Nov. 13, 2015 - Denver, Colorado, U.S - A Denver Nuggets Dancer entertains the crowd during the 2nd. half at the Pepsi Center Friday night. The Nuggets beat the Rockets 107-98 (Photo by Hector Acevedo/Zuma Press/Icon Sportswire)

Nov. 13, 2015 – Denver, Colorado, U.S – A Denver Nuggets Dancer entertains the crowd during the 2nd. half at the Pepsi Center Friday night. The Nuggets beat the Rockets 107-98 (Photo by Hector Acevedo/Zuma Press/Icon Sportswire)

Oh, and let’s not forget that the numbers reflected here are based on the number of tickets sold; not who actually shows up to the game. For a recent Monday night game against the Portland Trail Blazers, you’d have a hard time convincing me there were more than 7,000 or 8,000 people who actually made it to the arena.

This is a disturbing trend that is emerging in Denver, and one that is a little hard to digest. Hell, even in 2002-2003, which was one of the most historically putrid seasons in NBA history, the Nuggets managed to draw nearly 15,000 people on a nightly basis. This, for a team whose fourth leading scorer was Shammond Williams, so there’s no denying that Denver is a great sports town, willing to support even the most mediocre of teams under the right circumstances.

But, those circumstances don’t currently exist.

To understand why this may be occurring, I encourage everyone reading this to recall a painful breakup from your past. It doesn’t have to be the loss of your first love. It doesn’t even have to be among your most painful memories.
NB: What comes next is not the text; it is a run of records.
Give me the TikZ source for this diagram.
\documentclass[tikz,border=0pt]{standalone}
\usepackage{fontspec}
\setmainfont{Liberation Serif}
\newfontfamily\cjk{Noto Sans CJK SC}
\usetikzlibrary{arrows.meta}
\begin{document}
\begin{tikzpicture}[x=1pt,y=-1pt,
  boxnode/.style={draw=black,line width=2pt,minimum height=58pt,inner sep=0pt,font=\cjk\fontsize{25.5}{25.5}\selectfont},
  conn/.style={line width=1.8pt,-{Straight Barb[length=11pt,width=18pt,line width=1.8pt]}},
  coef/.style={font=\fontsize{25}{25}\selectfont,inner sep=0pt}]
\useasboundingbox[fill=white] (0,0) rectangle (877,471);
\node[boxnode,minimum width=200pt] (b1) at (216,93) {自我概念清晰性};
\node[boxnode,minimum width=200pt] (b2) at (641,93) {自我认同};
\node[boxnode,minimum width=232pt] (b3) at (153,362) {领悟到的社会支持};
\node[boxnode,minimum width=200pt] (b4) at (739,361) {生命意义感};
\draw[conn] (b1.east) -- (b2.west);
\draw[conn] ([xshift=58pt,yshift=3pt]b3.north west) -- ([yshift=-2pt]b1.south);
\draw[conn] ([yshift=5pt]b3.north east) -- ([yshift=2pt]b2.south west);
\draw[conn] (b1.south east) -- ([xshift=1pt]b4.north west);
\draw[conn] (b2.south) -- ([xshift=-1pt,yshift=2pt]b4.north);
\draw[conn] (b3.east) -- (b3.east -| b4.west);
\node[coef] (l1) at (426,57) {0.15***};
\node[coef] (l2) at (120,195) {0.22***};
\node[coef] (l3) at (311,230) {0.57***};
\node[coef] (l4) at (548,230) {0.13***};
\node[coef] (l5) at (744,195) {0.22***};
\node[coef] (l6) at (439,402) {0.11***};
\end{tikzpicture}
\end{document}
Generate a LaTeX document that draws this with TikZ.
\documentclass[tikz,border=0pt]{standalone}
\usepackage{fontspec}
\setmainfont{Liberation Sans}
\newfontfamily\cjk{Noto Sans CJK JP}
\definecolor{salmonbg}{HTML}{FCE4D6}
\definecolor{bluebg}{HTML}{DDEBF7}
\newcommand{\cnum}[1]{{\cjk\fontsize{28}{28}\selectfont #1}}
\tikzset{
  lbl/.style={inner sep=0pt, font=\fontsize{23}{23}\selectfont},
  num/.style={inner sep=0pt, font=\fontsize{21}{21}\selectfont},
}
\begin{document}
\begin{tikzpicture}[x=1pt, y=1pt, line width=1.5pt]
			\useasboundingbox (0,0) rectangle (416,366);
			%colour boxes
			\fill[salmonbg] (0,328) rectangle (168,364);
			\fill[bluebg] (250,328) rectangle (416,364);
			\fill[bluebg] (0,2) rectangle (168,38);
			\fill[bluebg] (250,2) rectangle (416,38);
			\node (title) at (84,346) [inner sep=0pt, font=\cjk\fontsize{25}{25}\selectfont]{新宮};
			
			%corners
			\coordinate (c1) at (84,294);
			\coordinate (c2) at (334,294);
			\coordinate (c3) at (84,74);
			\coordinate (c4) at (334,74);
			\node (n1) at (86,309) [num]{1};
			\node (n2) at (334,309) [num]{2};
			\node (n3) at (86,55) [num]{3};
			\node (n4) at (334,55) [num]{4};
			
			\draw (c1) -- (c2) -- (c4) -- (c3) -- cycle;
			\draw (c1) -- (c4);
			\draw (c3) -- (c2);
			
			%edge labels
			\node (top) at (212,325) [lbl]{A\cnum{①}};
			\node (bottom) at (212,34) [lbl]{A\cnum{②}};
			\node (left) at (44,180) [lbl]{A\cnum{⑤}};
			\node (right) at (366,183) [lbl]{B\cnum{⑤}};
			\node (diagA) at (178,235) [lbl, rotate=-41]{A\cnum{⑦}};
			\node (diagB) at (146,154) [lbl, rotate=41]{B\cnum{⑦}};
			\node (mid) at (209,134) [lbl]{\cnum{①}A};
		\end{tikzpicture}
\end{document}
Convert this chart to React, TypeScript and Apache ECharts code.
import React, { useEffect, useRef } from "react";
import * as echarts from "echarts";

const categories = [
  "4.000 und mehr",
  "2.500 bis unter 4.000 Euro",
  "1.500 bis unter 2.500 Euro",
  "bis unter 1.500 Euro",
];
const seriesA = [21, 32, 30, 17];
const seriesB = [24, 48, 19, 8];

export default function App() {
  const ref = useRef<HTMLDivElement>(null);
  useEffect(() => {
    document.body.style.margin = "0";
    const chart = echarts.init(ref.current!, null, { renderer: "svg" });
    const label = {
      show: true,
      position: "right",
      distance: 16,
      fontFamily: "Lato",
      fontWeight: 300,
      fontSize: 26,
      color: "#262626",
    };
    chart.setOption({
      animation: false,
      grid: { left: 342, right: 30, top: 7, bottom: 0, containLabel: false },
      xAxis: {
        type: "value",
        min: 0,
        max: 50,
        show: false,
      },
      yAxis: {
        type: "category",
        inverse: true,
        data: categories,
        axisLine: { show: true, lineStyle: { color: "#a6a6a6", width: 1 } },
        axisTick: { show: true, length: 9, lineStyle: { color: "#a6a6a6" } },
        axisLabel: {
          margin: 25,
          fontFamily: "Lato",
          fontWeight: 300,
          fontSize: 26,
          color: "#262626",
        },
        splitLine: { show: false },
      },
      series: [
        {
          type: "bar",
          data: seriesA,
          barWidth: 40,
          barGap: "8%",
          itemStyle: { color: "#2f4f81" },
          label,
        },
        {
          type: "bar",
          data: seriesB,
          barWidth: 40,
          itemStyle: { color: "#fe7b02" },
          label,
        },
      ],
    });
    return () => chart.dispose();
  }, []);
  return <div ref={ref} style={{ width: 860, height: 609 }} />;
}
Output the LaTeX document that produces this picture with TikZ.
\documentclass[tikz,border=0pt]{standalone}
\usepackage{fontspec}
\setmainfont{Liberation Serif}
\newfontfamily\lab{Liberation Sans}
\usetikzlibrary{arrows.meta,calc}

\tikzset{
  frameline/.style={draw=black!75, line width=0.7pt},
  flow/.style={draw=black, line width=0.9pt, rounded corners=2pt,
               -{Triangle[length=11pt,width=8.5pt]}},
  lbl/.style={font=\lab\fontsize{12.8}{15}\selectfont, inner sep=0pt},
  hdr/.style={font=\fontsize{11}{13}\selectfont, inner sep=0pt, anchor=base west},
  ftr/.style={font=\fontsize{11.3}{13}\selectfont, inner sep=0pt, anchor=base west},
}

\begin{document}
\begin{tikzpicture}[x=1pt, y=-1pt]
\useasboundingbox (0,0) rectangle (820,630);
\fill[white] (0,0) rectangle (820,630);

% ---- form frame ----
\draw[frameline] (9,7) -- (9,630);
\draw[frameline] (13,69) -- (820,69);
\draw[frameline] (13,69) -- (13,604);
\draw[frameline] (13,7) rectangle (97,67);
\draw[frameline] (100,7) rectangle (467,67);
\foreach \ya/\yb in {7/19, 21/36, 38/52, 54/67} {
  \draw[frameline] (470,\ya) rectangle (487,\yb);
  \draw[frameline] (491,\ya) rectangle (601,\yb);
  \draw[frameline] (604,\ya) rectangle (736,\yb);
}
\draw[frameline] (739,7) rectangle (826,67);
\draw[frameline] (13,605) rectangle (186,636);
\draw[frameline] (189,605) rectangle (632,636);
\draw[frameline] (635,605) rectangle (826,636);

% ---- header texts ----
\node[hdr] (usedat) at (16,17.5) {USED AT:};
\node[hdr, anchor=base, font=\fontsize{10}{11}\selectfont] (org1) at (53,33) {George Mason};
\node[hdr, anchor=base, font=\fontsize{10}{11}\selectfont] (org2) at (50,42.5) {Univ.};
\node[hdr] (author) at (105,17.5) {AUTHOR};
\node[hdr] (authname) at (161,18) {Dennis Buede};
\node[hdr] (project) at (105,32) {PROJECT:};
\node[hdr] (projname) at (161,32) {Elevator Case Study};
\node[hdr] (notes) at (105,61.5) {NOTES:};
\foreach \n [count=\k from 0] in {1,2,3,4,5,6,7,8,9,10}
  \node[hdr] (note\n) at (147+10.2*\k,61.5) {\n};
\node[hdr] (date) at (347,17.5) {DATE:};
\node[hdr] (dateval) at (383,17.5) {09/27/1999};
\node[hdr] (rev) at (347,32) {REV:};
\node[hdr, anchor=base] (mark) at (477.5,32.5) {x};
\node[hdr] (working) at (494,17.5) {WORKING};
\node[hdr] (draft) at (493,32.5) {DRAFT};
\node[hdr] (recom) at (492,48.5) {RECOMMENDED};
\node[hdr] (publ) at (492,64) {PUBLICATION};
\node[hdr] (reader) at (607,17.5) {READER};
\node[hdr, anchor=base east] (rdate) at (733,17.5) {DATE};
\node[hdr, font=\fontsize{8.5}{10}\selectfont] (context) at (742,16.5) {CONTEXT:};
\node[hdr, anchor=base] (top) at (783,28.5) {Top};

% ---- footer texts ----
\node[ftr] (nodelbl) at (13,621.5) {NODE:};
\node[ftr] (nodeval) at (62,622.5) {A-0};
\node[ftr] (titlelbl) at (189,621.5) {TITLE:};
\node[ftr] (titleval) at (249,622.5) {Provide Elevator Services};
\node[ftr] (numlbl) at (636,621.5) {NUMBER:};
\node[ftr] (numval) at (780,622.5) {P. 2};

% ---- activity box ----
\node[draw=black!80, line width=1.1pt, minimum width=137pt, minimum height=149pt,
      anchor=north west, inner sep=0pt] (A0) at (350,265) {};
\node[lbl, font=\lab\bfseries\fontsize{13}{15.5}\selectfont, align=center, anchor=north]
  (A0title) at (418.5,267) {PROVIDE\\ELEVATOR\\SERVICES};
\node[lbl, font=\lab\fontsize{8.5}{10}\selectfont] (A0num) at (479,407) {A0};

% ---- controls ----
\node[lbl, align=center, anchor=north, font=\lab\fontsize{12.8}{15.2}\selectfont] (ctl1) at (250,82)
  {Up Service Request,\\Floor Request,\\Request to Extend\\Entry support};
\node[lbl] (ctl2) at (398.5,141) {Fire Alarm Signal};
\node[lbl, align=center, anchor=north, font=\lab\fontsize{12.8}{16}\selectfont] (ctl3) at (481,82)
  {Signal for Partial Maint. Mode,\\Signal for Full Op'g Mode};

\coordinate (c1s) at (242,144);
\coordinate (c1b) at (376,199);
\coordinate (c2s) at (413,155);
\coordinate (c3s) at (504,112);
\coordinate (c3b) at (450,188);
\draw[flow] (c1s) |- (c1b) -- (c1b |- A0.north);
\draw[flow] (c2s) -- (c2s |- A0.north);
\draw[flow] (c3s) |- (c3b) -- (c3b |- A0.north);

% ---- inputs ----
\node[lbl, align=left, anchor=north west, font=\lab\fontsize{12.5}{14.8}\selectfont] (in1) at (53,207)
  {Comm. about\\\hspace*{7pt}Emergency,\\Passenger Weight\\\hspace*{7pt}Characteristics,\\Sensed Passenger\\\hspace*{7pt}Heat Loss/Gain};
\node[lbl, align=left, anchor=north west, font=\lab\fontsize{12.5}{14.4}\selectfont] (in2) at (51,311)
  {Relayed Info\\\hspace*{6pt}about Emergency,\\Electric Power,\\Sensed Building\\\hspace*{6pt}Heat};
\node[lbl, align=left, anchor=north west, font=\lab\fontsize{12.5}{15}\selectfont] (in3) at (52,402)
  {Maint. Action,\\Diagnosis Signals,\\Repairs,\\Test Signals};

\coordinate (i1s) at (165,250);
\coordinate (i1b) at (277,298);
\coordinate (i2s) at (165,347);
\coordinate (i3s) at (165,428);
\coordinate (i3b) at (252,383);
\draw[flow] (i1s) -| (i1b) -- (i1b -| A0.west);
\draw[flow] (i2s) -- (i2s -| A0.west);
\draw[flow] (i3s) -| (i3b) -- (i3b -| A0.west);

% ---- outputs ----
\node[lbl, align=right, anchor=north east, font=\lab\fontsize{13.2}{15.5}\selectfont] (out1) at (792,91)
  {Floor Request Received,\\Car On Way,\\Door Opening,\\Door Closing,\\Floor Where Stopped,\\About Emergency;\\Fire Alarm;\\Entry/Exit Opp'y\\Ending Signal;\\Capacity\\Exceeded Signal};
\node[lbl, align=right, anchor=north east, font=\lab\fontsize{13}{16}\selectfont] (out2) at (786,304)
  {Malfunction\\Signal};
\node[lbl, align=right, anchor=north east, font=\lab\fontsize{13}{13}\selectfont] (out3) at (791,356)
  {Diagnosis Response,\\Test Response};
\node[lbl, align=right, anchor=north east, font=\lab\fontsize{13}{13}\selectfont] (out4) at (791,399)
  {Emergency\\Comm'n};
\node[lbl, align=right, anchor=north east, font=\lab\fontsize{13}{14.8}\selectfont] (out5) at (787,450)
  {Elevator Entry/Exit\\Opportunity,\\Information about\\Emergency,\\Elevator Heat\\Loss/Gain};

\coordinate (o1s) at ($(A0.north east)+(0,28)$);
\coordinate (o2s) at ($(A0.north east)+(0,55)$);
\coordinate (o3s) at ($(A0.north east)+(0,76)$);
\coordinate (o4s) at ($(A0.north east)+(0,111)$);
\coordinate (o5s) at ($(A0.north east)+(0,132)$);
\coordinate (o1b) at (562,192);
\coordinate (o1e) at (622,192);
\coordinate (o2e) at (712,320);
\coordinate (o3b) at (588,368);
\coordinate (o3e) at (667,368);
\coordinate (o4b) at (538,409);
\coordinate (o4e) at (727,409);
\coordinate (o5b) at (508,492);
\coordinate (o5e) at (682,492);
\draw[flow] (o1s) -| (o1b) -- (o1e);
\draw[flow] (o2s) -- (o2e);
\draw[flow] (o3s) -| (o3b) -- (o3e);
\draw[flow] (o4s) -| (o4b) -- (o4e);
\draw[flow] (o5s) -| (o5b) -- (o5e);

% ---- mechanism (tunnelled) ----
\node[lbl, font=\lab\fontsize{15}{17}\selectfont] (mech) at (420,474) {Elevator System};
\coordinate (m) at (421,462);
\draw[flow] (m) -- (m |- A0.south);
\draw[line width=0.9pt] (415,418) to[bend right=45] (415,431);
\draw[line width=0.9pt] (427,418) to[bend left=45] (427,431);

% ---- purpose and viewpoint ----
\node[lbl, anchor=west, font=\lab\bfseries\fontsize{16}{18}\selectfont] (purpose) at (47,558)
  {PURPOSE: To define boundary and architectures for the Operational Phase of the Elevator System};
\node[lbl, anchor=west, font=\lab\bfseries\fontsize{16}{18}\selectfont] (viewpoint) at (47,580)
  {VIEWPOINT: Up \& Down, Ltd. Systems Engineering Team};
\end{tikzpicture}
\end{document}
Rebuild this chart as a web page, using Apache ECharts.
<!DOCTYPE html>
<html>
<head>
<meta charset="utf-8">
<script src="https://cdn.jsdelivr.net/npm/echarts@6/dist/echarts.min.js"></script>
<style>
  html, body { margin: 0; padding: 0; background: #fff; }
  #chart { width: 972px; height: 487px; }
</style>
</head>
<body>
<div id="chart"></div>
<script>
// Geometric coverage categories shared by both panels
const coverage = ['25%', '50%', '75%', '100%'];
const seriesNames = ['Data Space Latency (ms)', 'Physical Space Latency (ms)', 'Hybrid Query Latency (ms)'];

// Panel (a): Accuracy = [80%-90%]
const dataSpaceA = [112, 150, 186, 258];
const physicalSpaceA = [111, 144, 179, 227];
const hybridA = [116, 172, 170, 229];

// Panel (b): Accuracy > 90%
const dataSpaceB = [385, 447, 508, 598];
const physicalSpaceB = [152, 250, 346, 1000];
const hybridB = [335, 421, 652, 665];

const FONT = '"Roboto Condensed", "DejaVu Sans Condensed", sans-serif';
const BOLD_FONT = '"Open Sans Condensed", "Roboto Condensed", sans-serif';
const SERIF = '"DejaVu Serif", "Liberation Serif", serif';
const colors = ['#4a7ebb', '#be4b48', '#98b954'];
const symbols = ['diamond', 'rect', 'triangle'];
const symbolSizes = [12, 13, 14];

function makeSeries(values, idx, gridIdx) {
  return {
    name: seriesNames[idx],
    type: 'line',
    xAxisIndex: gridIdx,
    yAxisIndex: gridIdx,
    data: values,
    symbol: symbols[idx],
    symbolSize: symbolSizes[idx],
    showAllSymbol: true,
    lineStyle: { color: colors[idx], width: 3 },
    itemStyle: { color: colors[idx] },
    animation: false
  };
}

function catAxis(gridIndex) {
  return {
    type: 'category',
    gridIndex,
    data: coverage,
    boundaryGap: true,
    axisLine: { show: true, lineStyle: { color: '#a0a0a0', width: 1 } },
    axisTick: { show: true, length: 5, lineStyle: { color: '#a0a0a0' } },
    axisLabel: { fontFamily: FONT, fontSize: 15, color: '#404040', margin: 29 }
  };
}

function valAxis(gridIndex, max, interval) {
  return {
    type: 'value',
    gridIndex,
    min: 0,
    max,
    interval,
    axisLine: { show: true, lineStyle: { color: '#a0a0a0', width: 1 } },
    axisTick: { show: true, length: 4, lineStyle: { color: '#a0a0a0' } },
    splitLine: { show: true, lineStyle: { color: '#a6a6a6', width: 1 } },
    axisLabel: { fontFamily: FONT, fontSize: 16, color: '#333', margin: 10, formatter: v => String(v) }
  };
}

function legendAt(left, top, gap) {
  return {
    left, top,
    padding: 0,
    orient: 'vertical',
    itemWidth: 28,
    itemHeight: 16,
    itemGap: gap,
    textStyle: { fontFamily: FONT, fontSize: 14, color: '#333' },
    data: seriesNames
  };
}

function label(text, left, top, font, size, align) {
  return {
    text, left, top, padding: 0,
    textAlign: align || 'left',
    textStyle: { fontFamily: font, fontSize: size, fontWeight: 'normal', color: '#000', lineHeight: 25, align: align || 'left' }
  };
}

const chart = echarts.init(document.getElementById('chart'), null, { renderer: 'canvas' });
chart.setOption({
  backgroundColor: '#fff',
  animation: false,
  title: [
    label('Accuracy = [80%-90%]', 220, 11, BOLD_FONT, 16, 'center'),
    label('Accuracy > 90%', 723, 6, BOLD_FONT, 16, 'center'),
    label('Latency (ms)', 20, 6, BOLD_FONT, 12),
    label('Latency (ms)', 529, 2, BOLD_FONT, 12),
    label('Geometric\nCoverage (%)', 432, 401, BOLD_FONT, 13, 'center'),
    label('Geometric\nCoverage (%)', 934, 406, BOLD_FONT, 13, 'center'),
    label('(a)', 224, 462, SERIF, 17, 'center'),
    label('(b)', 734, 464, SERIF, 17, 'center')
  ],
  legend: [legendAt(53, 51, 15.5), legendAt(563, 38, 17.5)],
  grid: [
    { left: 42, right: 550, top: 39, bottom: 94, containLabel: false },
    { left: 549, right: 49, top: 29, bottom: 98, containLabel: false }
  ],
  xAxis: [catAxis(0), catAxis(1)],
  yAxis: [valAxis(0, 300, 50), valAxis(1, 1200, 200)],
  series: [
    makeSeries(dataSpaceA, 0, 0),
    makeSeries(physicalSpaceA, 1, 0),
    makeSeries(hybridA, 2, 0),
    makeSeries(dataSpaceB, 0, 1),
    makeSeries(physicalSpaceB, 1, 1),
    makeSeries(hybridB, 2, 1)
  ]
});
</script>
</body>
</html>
In fact, for this exercise, it would probably be more appropriate to think about a girl, or boy, with whom you were serious, but for whom you never developed a life-altering connection with.

Let’s also assume this breakup resulted directly from a loss of trust; from a betrayal of some sort, because make no mistake about it, Nuggets fans are most certainly reeling from a lack of faith in this organization based on how the past two seasons have unfolded. That is invariably the central culprit for the fans’ disappearing act.

Ok, now that you have that picture in your head, I ask you this: What was it that allowed you to begin the process of overcoming that distrust? What did you do to start your recovery from that heartbreak?

For most, I imagine it involved at least one, but most likely a series of romantically mischievous encounters with less than exemplary—and certainly unpredictable—partners. It was this whirlwind; this vortex of volatile yet vociferously entertaining misconduct that provided that needed distraction. It allowed you to escape the throes of depression. It allowed you to become inundated with the intensity of the present, and to consciously neglect the pain of the past. But, most importantly, it ultimately allowed you to understand more about what you were, and weren’t, looking for in your next meaningful relationship.

And that is exactly why the impending roller-coaster ride the Nuggets are about to take their fans on will be so important to the healing process.

We all understand that this Nuggets team won’t be contending for a championship this season, or any upcoming season for that matter. They have some young pieces in place, but it’s also hard to believe this is a team built for the long-run. They aren’t “life partner” material to continue extending the breakup metaphor.

But, what they do possess, that the teams of the past two years haven’t, is a unique blend of youth, energy, intensity and fun. They are athletic; they demonstrate consistent effort (Suns game notwithstanding); they seem like they actually care about each other and about the outcome of the game; and they have shown they can play a really fun brand of basketball.

Oh, and we also know they are extremely inconsistent, which will continue for the remainder of the season. Don’t be surprised if they beat the Cleveland Cavaliers on the road one night, but lose to the Philadelphia 76ers at home two nights later. That will be the ebb and flow of this season.

It will be exciting, it will be frustrating, but most importantly it will be different. The 2015-2016 Denver Nuggets are this city’s “rebound relationship”, and I for one am excited to wipe the vomitous taste of that venomous vixen out of our mouths.